Daha önceleri de bu soruyu sorduk ve cevapladık. Türkiye şeriat yönetiminin dünyaya hâkim olması için çalışmalıdır. Şeriat devletinin temeli barış devleti olmaktır. İslam demek barış demektir. Barışın devamlı olması için, devletlerin kendi halklarını ve başka devletleri sömürmemeleri gerekir. Bunu sağlamak için de hâkimlik sistemi yerine, hakemlik sistemi getirilmelidir. Çıkacak her türlü ihtilaf tarafların seçeceği hakemlerle iki hakemin seçeceği başhakemden oluşan mahkemelerce çözülmelidir. Hakemlerin kararı kesin olmalıdır. Şeriat devletleri hakem kararlarını uygulamakla görevli kuruluşlardır. Türkiye şimdiden çıkan nizalarda hakemliği kabul edecek devletlerle ittifak haline gelmelidir. Hakemliği Londra hattı kabul ederse orada yer almalı, hakemliği Berlin hattı kabul ederse orada yer almalı. Ne Çin ne Amerika hakemliği kabul ederler. Çünkü güçlüdürler, güçsüz olanların emrine girmezler ama AB devletleri Rusya, İran, Hindistan, Afrika hatta Güney Amerika hakemlik sistemini kabul ederler.
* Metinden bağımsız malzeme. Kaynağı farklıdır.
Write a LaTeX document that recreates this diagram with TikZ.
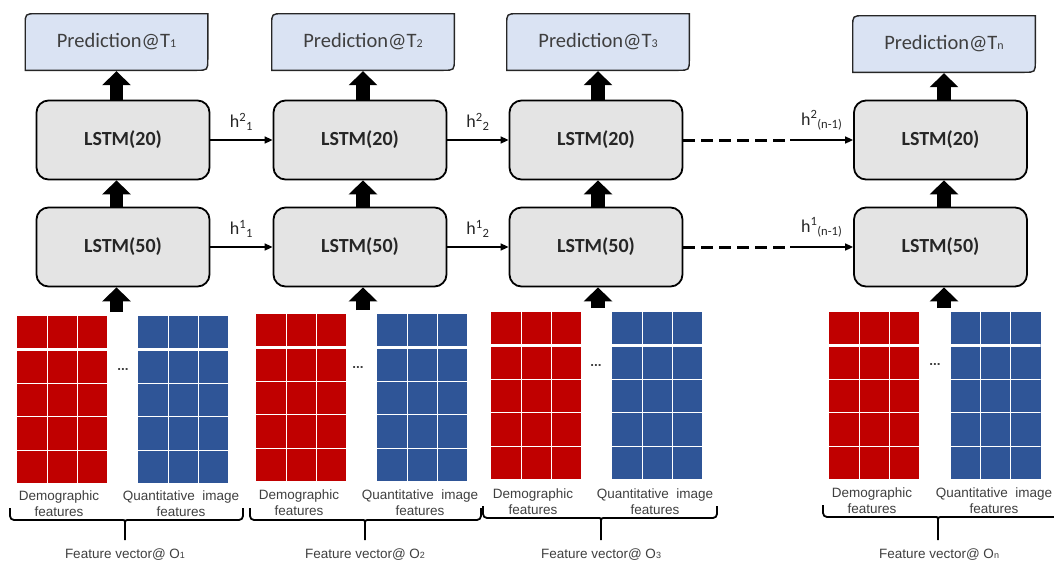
\documentclass[tikz,border=0pt]{standalone}
\usepackage{fontspec}
\setmainfont{Liberation Sans}
\newfontfamily\carlito{Carlito}
\usetikzlibrary{arrows.meta,calc}
\definecolor{demred}{HTML}{C00000}
\definecolor{imgblue}{HTML}{2F5597}
\definecolor{predfill}{HTML}{DAE3F3}
\definecolor{lstmfill}{HTML}{E4E4E4}
\definecolor{textgray}{HTML}{3F3F3F}
\newcommand{\lowidx}[2]{{\fontsize{#1}{#1}\selectfont #2}}

\begin{document}
\begin{tikzpicture}[x=1pt, y=-1pt,
    lstm/.style={draw, line width=1.8pt, rounded corners=12pt, fill=lstmfill,
      minimum width=173pt, minimum height=79pt, text=black!85,
      font=\carlito\bfseries\fontsize{20}{24}\selectfont},
    pred/.style={fill=white, minimum width=184pt, minimum height=58pt, inner sep=0pt,
      text=textgray, font=\carlito\fontsize{20.5}{24}\selectfont,
      path picture={
        \draw[line width=1.4pt, black!85, fill=predfill]
          ([shift={(0.7pt,-12pt)}]path picture bounding box.north west)
          .. controls ([shift={(0.7pt,-0.7pt)}]path picture bounding box.north west)
          .. ([shift={(12pt,-0.7pt)}]path picture bounding box.north west)
          -- ([shift={(-0.7pt,-0.7pt)}]path picture bounding box.north east)
          -- ([shift={(-0.7pt,12pt)}]path picture bounding box.south east)
          .. controls ([shift={(-0.7pt,0.7pt)}]path picture bounding box.south east)
          .. ([shift={(-12pt,0.7pt)}]path picture bounding box.south east)
          -- ([shift={(0.7pt,0.7pt)}]path picture bounding box.south west)
          -- cycle;}},
    gridcells/.style={minimum width=90pt, minimum height=167pt, inner sep=0pt,
      path picture={
        \foreach \dx in {30,60}
          \draw[white, line width=0.9pt] ([xshift=\dx pt]path picture bounding box.north west)
            -- ([xshift=\dx pt]path picture bounding box.south west);
        \foreach \dy in {67,100,134}
          \draw[white, line width=0.9pt] ([yshift=-\dy pt]path picture bounding box.north west)
            -- ([yshift=-\dy pt]path picture bounding box.north east);
        \draw[white, line width=3pt] ([yshift=-33.5pt]path picture bounding box.north west)
          -- ([yshift=-33.5pt]path picture bounding box.north east);}},
    dem/.style={gridcells, fill=demred},
    img/.style={gridcells, fill=imgblue},
    bigarrow/.style={line width=13.5pt, -{Triangle[length=14pt, width=28pt]}},
    harrow/.style={line width=1.6pt, -{Triangle[length=8pt, width=7pt]}},
    dashline/.style={line width=3pt, dash pattern=on 12pt off 6pt},
    hlabel/.style={above=9pt, inner sep=0pt, text=black!85, font=\carlito\fontsize{18}{20}\selectfont},
    caption/.style={align=center, inner sep=0pt, text=textgray, font=\fontsize{13.5}{16}\selectfont},
    brace/.style={line width=1.8pt, rounded corners=4pt},
  ]
  \useasboundingbox (0,0) rectangle (1054,563);

  % time step 1
  \node[pred] (p1) at (116.5,42) {Prediction@T\lowidx{12}{1}};
  \node[lstm] (top1) at (123,140) {LSTM(20)};
  \node[lstm] (bot1) at (123,247) {LSTM(50)};
  \node[dem] (dem1) at (62,399.5) {};
  \node[img] (img1) at (183,399.5) {};
  \node[caption] (dots1) at (123,369) {\textbf{...}};
  \coordinate (in1) at (116.5,312);
  \draw[bigarrow] (in1) -- (bot1.south -| in1);
  \draw[bigarrow] (bot1.north -| p1) -- (top1.south -| p1);
  \draw[bigarrow] (top1.north -| p1) -- (p1.south);
  \node[caption] (demtxt1) at (59,504) {Demographic\\features};
  \node[caption] (imgtxt1) at (181,504) {Quantitative\ \ image\\features};
  \draw[brace] (10,508) |- (119,520) .. controls (125,520) .. (125,527) -- (125,540);
  \draw[brace] (243,508) |- (131,520) .. controls (125,520) .. (125,527);
  \node[caption] (fv1) at (125,555) {Feature vector@ O\lowidx{9}{1}};

  % time step 2
  \node[pred] (p2) at (363,42) {Prediction@T\lowidx{12}{2}};
  \node[lstm] (top2) at (360,140) {LSTM(20)};
  \node[lstm] (bot2) at (360,247) {LSTM(50)};
  \node[dem] (dem2) at (301,397.5) {};
  \node[img] (img2) at (422,397.5) {};
  \node[caption] (dots2) at (358,367) {\textbf{...}};
  \coordinate (in2) at (363,310);
  \draw[bigarrow] (in2) -- (bot2.south -| in2);
  \draw[bigarrow] (bot2.north -| p2) -- (top2.south -| p2);
  \draw[bigarrow] (top2.north -| p2) -- (p2.south);
  \node[caption] (demtxt2) at (299,503) {Demographic\\features};
  \node[caption] (imgtxt2) at (420,503) {Quantitative\ \ image\\features};
  \draw[brace] (250,508) |- (359,520) .. controls (365,520) .. (365,527) -- (365,540);
  \draw[brace] (481,508) |- (371,520) .. controls (365,520) .. (365,527);
  \node[caption] (fv2) at (365,555) {Feature vector@ O\lowidx{9}{2}};

  % time step 3
  \node[pred] (p3) at (598,42) {Prediction@T\lowidx{12}{3}};
  \node[lstm] (top3) at (596,140) {LSTM(20)};
  \node[lstm] (bot3) at (596,247) {LSTM(50)};
  \node[dem] (dem3) at (536,395.5) {};
  \node[img] (img3) at (657,395.5) {};
  \node[caption] (dots3) at (596,365) {\textbf{...}};
  \coordinate (in3) at (598,308);
  \draw[bigarrow] (in3) -- (bot3.south -| in3);
  \draw[bigarrow] (bot3.north -| p3) -- (top3.south -| p3);
  \draw[bigarrow] (top3.north -| p3) -- (p3.south);
  \node[caption] (demtxt3) at (533,502) {Demographic\\features};
  \node[caption] (imgtxt3) at (655,502) {Quantitative\ \ image\\features};
  \draw[brace] (483,506) |- (595,518) .. controls (601,518) .. (601,525) -- (601,540);
  \draw[brace] (717,506) |- (607,518) .. controls (601,518) .. (601,525);
  \node[caption] (fv3) at (601,555) {Feature vector@ O\lowidx{9}{3}};

  % time step n
  \node[pred] (pn) at (944,44) {Prediction@T\lowidx{12}{n}};
  \node[lstm] (topn) at (940.5,140) {LSTM(20)};
  \node[lstm] (botn) at (940.5,247) {LSTM(50)};
  \node[dem] (demn) at (874,395.5) {};
  \node[img] (imgn) at (995.5,395.5) {};
  \node[caption] (dotsn) at (935,364) {\textbf{...}};
  \coordinate (inn) at (944,308);
  \draw[bigarrow] (inn) -- (botn.south -| inn);
  \draw[bigarrow] (botn.north -| pn) -- (topn.south -| pn);
  \draw[bigarrow] (topn.north -| pn) -- (pn.south);
  \node[caption] (demtxtn) at (872,501) {Demographic\\features};
  \node[caption] (imgtxtn) at (994,501) {Quantitative\ \ image\\features};
  \draw[brace] (823,505) |- (932,517) .. controls (938,517) .. (938,524) -- (938,540);
  \draw[brace] (1062,505) |- (944,517) .. controls (938,517) .. (938,524);
  \node[caption] (fvn) at (939,555) {Feature vector@ O\lowidx{9}{n}};

  % hidden states
  \draw[harrow] (top1) -- node[hlabel] (h21) {h\textsuperscript{2}\textsubscript{1}} (top2);
  \draw[harrow] (bot1) -- node[hlabel] (h11) {h\textsuperscript{1}\textsubscript{1}} (bot2);
  \draw[harrow] (top2) -- node[hlabel] (h22) {h\textsuperscript{2}\textsubscript{2}} (top3);
  \draw[harrow] (bot2) -- node[hlabel] (h12) {h\textsuperscript{1}\textsubscript{2}} (bot3);
  \coordinate (gap2) at ($(top3.east)!0.63!(topn.west)$);
  \coordinate (gap1) at ($(bot3.east)!0.63!(botn.west)$);
  \draw[dashline] (top3) -- (gap2);
  \draw[dashline] (bot3) -- (gap1);
  \draw[harrow] (gap2) -- node[hlabel] (h2n) {h\textsuperscript{2}\textsubscript{(n-1)}} (topn);
  \draw[harrow] (gap1) -- node[hlabel] (h1n) {h\textsuperscript{1}\textsubscript{(n-1)}} (botn);
\end{tikzpicture}
\end{document}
Çünkü onlar mağluptur, hakemlikte kazanma şansları vardır. İhtimal dâhilindedir ama hâkimlikte ezilmeye devam edeceklerdir. Türkiye’nin şansı, şeriat düzenini bütün diğer ülkelerden daha çok bilmesidir. İsrail Devleti kuruluşta Mecelle’yi kendisine yasa yapmıştır. Yani Tevrat’tan hüküm çıkarmadan evvel Kur’an’ın hükümlerini uygulamıştır. İnsanlığın sorunu İsrail Devleti veya İsrailoğulları değildir. İsrail sermayesini elinde tutan Yahudi zengin aileleridir. Onlar Müslüman ve Hristiyanlardan çok İsrailoğullarını ezmektedirler. Filistinlileri Sermaye finanse ediyor. Görevleri İsrail tüccarlarının zengin olmalarını önlemektir. Araplar arasını açan da onlardır. Trump ve damadı bunu bildiği için İsrail’i Araplarla barıştırmaktadırlar.